J’ai remarqué que Glénat reste assez » raisonnable » pour les prix de ses albums, et cela peut aider à franchir le pas au moment d’acheter…
Très intéressant, un bel album d’aventures. Belle mise en images, très claire et colorée.
Qu’on ait lu le livre ou regardé le beau film de J Huston…

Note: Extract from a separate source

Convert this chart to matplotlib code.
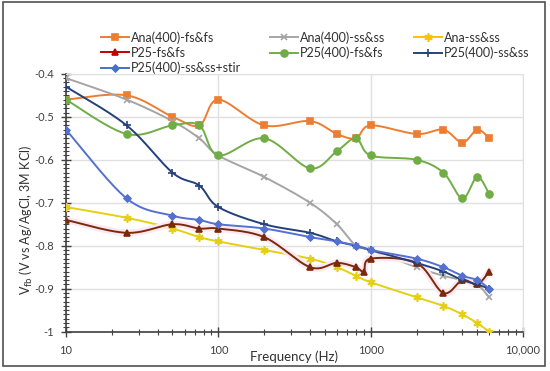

Cela me donne envie de revoir ce film.
On peut oublier le message ou le parti pris et se laisser porter par ce grand souffle et cette histoire très humaine.
Bonjour,
A propos du rajah Brooks, je me permet de signaler que cette aventure est évoquée dans une aventure de Corto Maltese (par les successeurs de Pratt) Le Jour de Tarowean. Au début de l’histoire Corto se trouve à Sarawak et rencontre le second rajah blanc de la famille Brooks et ses fils (qui ne s’aiment pas). Le rajahnat des Brooks est évoqué comme une sorte de régime patriarcal au bon sens du terme malgré l’attitude méprisante envers les indigènes d’un des fils..
À propos de Pratt et du Kafiristan, on peut signaler que c’est dans cette région que se termine l’épisode de Corto Maltese « La Maison dorée de Samarkand ». Pratt avait bien sûr lu l’histoire de Kipling, et avait apprécié le film.